If you don’t have one already then do get an adjustable outhaul. They are very easy to use and put at your fingertips the ability to massively increase the wind range of your sail. You will enjoy your sailing much more if you have one. Try to work towards sailing kit big enough that means that you are powered for the lulls rather than the gusts. An adjustable outhaul allows you to sail much closer to your limits. It may be more beneficial to have a very physical 30 minutes session quite over-powered than 90 minutes of cruising. It is a key skill to learn to get round a course while overpowered Make use of any buoys that may be in the water to practice gybing and starts. You will be forced to gybe whatever the water state is like at the mark, which is the same as on the racecourse. Otherwise it is only too easy to choose to gybe where it is flat and you will struggle in competition.
Why I Compete
Simon Pettifer: I compete because it keeps me keen, always trying to do a bit better than the previous event. The feeling I get when I’ve had a good heat and beaten someone that usually beats me feels great, you can’t get the same feeling from sailing down the park. When you do one slalom heat it may only last about three mins but it’s knackering, so much is packed into three minutes and the whole time I’m fired up, it’s hard to explain, something you’ve got to try.
If you want to try it, get down to your local spot and do some light hearted racing with your friends. Poole have a Poole slalom, Weymouth have the same thing going on, as do Hayling Island, all these places are ready for newcomers to turn up and give it a go, all abilities are welcomed. Any gear can be used, at Poole we do a handicap system where by the person that wins the first race starts last in the next one, the person that finished last starts first and so on, this means that the racing is good for all, there is always someone to catch up with or try to stop passing you.
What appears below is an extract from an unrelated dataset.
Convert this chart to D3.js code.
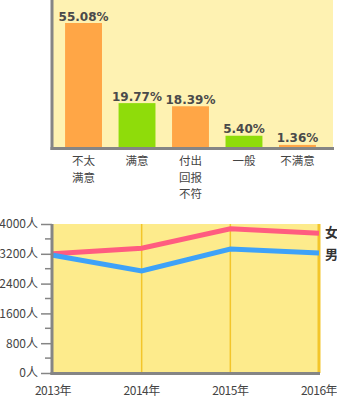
<!DOCTYPE html>
<html><head><meta charset="utf-8">
<script src="https://cdn.jsdelivr.net/npm/d3@7"></script>
<style>body{margin:0;background:#fff;}svg{display:block;font-family:"Noto Sans CJK SC","Noto Sans",sans-serif;}</style>
</head><body>
<script>
const barCategories = [["不太","满意"],["满意"],["付出","回报","不符"],["一般"],["不满意"]];
const barValues = [55.08, 19.77, 18.39, 5.40, 1.36];
const barLabels = ["55.08%","19.77%","18.39%","5.40%","1.36%"];
const barColors = ["#ffa646","#8fdc0a","#ffa646","#8fdc0a","#ffa646"];

const years = ["2013年","2014年","2015年","2016年"];
const female = [3200, 3350, 3870, 3750];
const male = [3160, 2740, 3330, 3220];
const yTicks = [0, 800, 1600, 2400, 3200, 4000];
const yMinor = [400, 1200, 2000, 2800, 3600];

const W = 337, H = 398;
const svg = d3.select("body").append("svg").attr("width", W).attr("height", H);

// ---------- top bar chart ----------
const tL = 53, tR = 333, tT = 0, tB = 148;
svg.append("rect").attr("x", tL).attr("y", tT).attr("width", tR - tL).attr("height", tB - tT).attr("fill", "#fef2b2");
const xb = d3.scaleBand().domain(d3.range(barValues.length)).range([48.5, 332.5]).paddingInner(0.31).paddingOuter(0.31);
const yb = d3.scaleLinear().domain([0, 55.08]).range([tB, 23]);
const bg = svg.append("g");
bg.selectAll("rect.bar").data(barValues).join("rect").attr("class","bar")
  .attr("x", (d,i) => xb(i)).attr("width", xb.bandwidth())
  .attr("y", d => yb(d)).attr("height", d => tB - yb(d))
  .attr("fill", (d,i) => barColors[i]);
bg.selectAll("text.val").data(barValues).join("text").attr("class","val")
  .attr("x", (d,i) => xb(i) + xb.bandwidth()/2).attr("y", d => yb(d) - 2.5)
  .attr("text-anchor","middle").attr("font-size", 12).attr("font-weight","bold")
  .attr("fill","#4a4a4a").attr("font-family","'DejaVu Sans',sans-serif")
  .text((d,i) => barLabels[i]);
// axes
svg.append("line").attr("x1", 52).attr("x2", 52).attr("y1", 0).attr("y2", tB + 2).attr("stroke","#858585").attr("stroke-width",3);
svg.append("line").attr("x1", 50.5).attr("x2", tR + 1).attr("y1", tB + 0.5).attr("y2", tB + 0.5).attr("stroke","#858585").attr("stroke-width",3);
// category labels (one text per line)
const catLines = [];
barCategories.forEach((d,i) => d.forEach((s,j) => catLines.push({i, j, s})));
bg.selectAll("text.cat").data(catLines).join("text").attr("class","cat")
  .attr("x", d => xb(d.i) + xb.bandwidth()/2).attr("y", d => 165 + d.j * 16.7)
  .attr("text-anchor","middle").attr("font-size", 11.5).attr("fill","#444")
  .text(d => d.s);

// ---------- bottom line chart ----------
const lL = 53, lR = 319, lT = 224, lB = 373;
svg.append("rect").attr("x", lL).attr("y", lT).attr("width", lR - lL).attr("height", lB - lT).attr("fill", "#fdeb8c");
const xl = d3.scalePoint().domain(years).range([lL, lR]);
const yl = d3.scaleLinear().domain([0, 4000]).range([lB, lT]);
// vertical grid
svg.selectAll("line.vg").data(years.slice(1)).join("line").attr("class","vg")
  .attr("x1", d => xl(d)).attr("x2", d => xl(d)).attr("y1", lT).attr("y2", lB)
  .attr("stroke", "#f3c52a").attr("stroke-width", (d,i) => i === 2 ? 3 : 1.5);
// lines
const line = d3.line().x((d,i) => xl(years[i])).y(d => yl(d));
svg.append("path").datum(female).attr("d", line).attr("fill","none").attr("stroke","#ff5c80").attr("stroke-width",5);
svg.append("path").datum(male).attr("d", line).attr("fill","none").attr("stroke","#3ea2f8").attr("stroke-width",5);
// y axis
const yAxis = d3.axisLeft(yl).tickValues(yTicks).tickSize(11).tickFormat(d => d + "人");
const ga = svg.append("g").attr("transform", `translate(${lL - 1},0)`).call(yAxis);
ga.select(".domain").remove();
ga.selectAll(".tick line").attr("stroke","#858585").attr("stroke-width",1.5);
ga.selectAll(".tick text").attr("font-size",12).attr("fill","#444").attr("x",-14).attr("font-family","'Noto Sans CJK SC',sans-serif");
svg.selectAll("line.minor").data(yMinor).join("line").attr("class","minor")
  .attr("x1", lL - 8).attr("x2", lL).attr("y1", d => yl(d)).attr("y2", d => yl(d))
  .attr("stroke","#858585").attr("stroke-width",1.5);
svg.append("line").attr("x1", 52).attr("x2", 52).attr("y1", lT).attr("y2", lB + 2).attr("stroke","#858585").attr("stroke-width",3);
svg.append("line").attr("x1", 50.5).attr("x2", lR + 1).attr("y1", lB + 0.5).attr("y2", lB + 0.5).attr("stroke","#858585").attr("stroke-width",3);
// x labels
svg.selectAll("text.yr").data(years).join("text").attr("class","yr")
  .attr("x", d => xl(d)).attr("y", 395).attr("text-anchor","middle")
  .attr("font-size",12).attr("fill","#444").attr("letter-spacing",-0.5).text(d => d);
// series labels
svg.append("text").attr("x", 325).attr("y", yl(female[3]) + 4).attr("font-size",13).attr("font-weight","bold").attr("fill","#333").text("女");
svg.append("text").attr("x", 325).attr("y", yl(male[3]) + 6).attr("font-size",13).attr("font-weight","bold").attr("fill","#333").text("男");
</script>
</body></html>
I would encourage others to give competing a go because it will improve your sailing, it’s definitely the best way to get better quicker, improve your gybes and go faster. Also you meet great people at events, all with the same thing in mind, windsurfing and maybe a couple of drinks – if there’s no wind of course! I’ve met some of my best friends at windsurfing events over the last 20 years even with a 15 year break in the middle.
Simon Cofield: I enjoy the challenge of racing against the top guys.
Kev Greenslade: I have been very fortunate to have been racing from a very young age, I have travelled the country and some of the World with my best mates doing what we all love. Doing well is just a bonus (a nice one though).
Ant Baker: I love the feeling of winning! The race course is a great place to practice your skills and gain some bragging rights over your mates!